As Providence & Beyond evolves, we are trying to focus on five sites in the area. This will let us see how the different issues we investigate affect the same location or lab site.
Rather than bring in an outside speaker, as we have in the past, we decided to dedicate that time to an introductory multimedia presentation and a panel discussion, starting with prepared questions from Robert Leaver based on the presentation. Then the panel took questions from the group at large before joining us the "traditional" cafe tables. Our panelists - from left to right - were:
- Josh Miller of Local 121
- Greg Gerritt of the Urban Agriculture Task Force in Providence
- Catherine Ady from Woonsocket City Planning
We at New Commons felt the format worked well, generating focused conversation that centered on our region, rather than the issue. So we talked about urban food - as it applies to our cities, specifically. Leave a comment and let us know what you think.
Did this new format have any impact on the events that transpired? Who knows. But remarkable things happened. That much is certain.
Idea 1: Connecting Community Gardens with Restaurants
Thinking: Josh Miller told us about how Local 121 has become a defacto sponsor of a local community garden by purchasing their crops. And the evolution of their relationship is instructive.
At first, the gardeners brought whatever produce they had to the restaurant, and Local 121's chefs would create menu items based on what was available. This limited the amount the restaurant would buy because, since the menu was already set, these could only be used on 'specials'.
But, over the next winter, the restaurant and the gardeners met and planned their summer together. The chefs were able to request specific crops that, given a regular and ongoing supply, could support 'regular' menu items. Gardeners could plan their crops to meet this demand and help the chefs plan a highly localized seasonal menu.

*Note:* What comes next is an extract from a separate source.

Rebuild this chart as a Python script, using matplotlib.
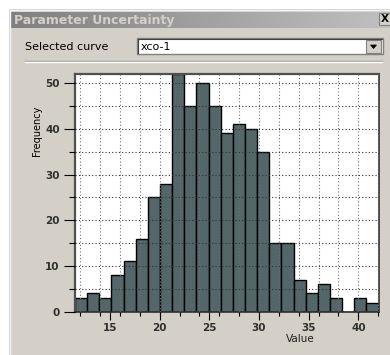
import numpy as np
import matplotlib
matplotlib.use('Agg')
import matplotlib.pyplot as plt
from matplotlib.patches import Rectangle, Polygon
from matplotlib.colors import LinearSegmentedColormap
from matplotlib.ticker import FixedLocator

# histogram data (xco-1)
counts = [3, 4, 3, 8, 11, 16, 25, 28, 52, 45, 50, 45, 39,
          41, 40, 35, 15, 15, 7, 4, 6, 3, 0, 3, 2]
value_min = 11.48
value_max = 42.03
x_major = [15, 20, 25, 30, 35, 40]
x_minor = [12, 14, 16, 18, 20, 22, 24, 26, 28, 30, 32, 34, 36, 38, 40, 42]
y_major = [0, 10, 20, 30, 40, 50]
y_minor = [5, 15, 25, 35, 45]
curve_name = 'xco-1'

W, H = 390, 355
WIN = '#d4d0c8'

fig = plt.figure(figsize=(W / 100, H / 100), dpi=100)
fig.patch.set_facecolor(WIN)

# background axes in pixel coordinates for the dialog chrome
bg = fig.add_axes([0, 0, 1, 1])
bg.axis('off')

bg.add_patch(Rectangle((0, 0), W, 9, facecolor='white', edgecolor='none'))
bg.add_patch(Rectangle((0, 0), 9, H, facecolor='white', edgecolor='none'))
bg.plot([10, 10], [10, H], color='#f4f4f4', lw=1)
bg.plot([10, W], [10, 10], color='#f4f4f4', lw=1)

# inactive title bar
grad = LinearSegmentedColormap.from_list('title', ['#808080', '#c0c0c0'])
bg.imshow(np.linspace(0, 1, 256)[None, :], cmap=grad, extent=(11, W, 28, 12),
          aspect='auto', interpolation='bilinear')
bg.text(14, 20.5, 'Parameter Uncertainty', color=WIN, fontsize=9,
        fontweight='bold', ha='left', va='center')
bg.add_patch(Rectangle((379, 13), 12, 12, facecolor=WIN, edgecolor='#808080', lw=0.8))
bg.text(385, 19.5, 'X', fontsize=7.5, fontweight='bold', ha='center', va='center')

# selector row
bg.text(25, 46.5, 'Selected curve', fontsize=8, ha='left', va='center')
bg.add_patch(Rectangle((137, 38), 246, 16, facecolor='white', edgecolor='#808080', lw=1))
bg.plot([138, 138, 382], [53, 39, 39], color='#404040', lw=0.8)
bg.text(141, 46.5, curve_name, fontsize=8, ha='left', va='center')
bg.add_patch(Rectangle((366, 40), 15, 13, facecolor=WIN, edgecolor='#808080', lw=0.8))
bg.add_patch(Polygon([(370.5, 45), (376.5, 45), (373.5, 48.5)], closed=True,
                     facecolor='black', edgecolor='black', lw=0.5))
bg.plot([25, 382], [61, 61], color='#a0a0a0', lw=1)
bg.plot([25, 382], [62, 62], color='white', lw=1)

# plot labels outside the canvas
bg.text(37, 131, 'Frequency', fontsize=7, rotation=90, ha='center', va='center')
bg.text(300, 338.5, 'Value', fontsize=7.5, ha='center', va='center', color='#202020')

bg.set_xlim(0, W)
bg.set_ylim(H, 0)

# histogram canvas
ax = fig.add_axes([75 / W, 1 - 311.7 / H, 303.5 / W, 237.7 / H])
ax.set_facecolor('white')
edges = np.linspace(value_min, value_max, len(counts) + 1)
ax.bar(edges[:-1], counts, width=np.diff(edges), align='edge',
       color='#536669', edgecolor='black', linewidth=1.0, zorder=1)
ax.set_xlim(value_min, value_max)
ax.set_ylim(0, 52)

ax.xaxis.set_major_locator(FixedLocator(x_major))
ax.xaxis.set_minor_locator(FixedLocator(x_minor))
ax.yaxis.set_major_locator(FixedLocator(y_major))
ax.yaxis.set_minor_locator(FixedLocator(y_minor))
ax.xaxis.remove_overlapping_locs = False

ax.set_axisbelow(False)
ax.grid(False)
ax.xaxis.grid(True, which='minor', color='#707070', linestyle=(0, (1, 2)), lw=0.8)
ax.yaxis.grid(True, which='both', color='#303030', linestyle=(0, (1, 2)), lw=0.8)

ax.tick_params(axis='x', which='major', length=6, width=0.8, pad=2,
               labelsize=7.5, labelcolor='#303030')
ax.tick_params(axis='x', which='minor', length=3, width=0.8)
ax.tick_params(axis='y', which='major', length=8, width=0.8, pad=3,
               labelsize=7.5, labelcolor='#303030')
ax.tick_params(axis='y', which='minor', length=4.5, width=0.8)
for lab in ax.get_xticklabels() + ax.get_yticklabels():
    lab.set_fontweight('bold')

for side in ['left', 'top']:
    ax.spines[side].set_color('#505050')
    ax.spines[side].set_linewidth(1.6)
for side in ['right', 'bottom']:
    ax.spines[side].set_color('#303030')
    ax.spines[side].set_linewidth(1.2)

fig.savefig('out.png', dpi=100, facecolor=fig.get_facecolor())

Linking & Doing: Joe Vaughan from LISC seized on this idea of linking community gardens with restaurants, because finding an ongoing revenue stream to at least partially fund the costs of running a community garden would be key to enabling community gardening at the Sustainable Communities sites. He is actively pursuing the idea with restaurants.
Idea 2: Creating a Portfolio of Brownfields for Remediation
Thinking: This idea grew out of a discussion of the main challenge of siting urban community gardens in the Providence region: virtually every square yard of available soil is contaminated. Remediation costs money. Then Terry Gray of DEM put forth a most remarkable notion. He said he could more easily fund the remediation of a large portfolio of small sites than he could fund the remediation of each site individually.
Linking & Doing : Margaux Morrisseau of NeighborWorks Blackstone River Valley works in an area dotted with contaminated sites. She is developing a portfolio to bring to DEM.
We'll try to keep you posted on how these projects unfold. Hopefully, we'll have be able to play a direct role in creating more community gardens in Providence & Beyond.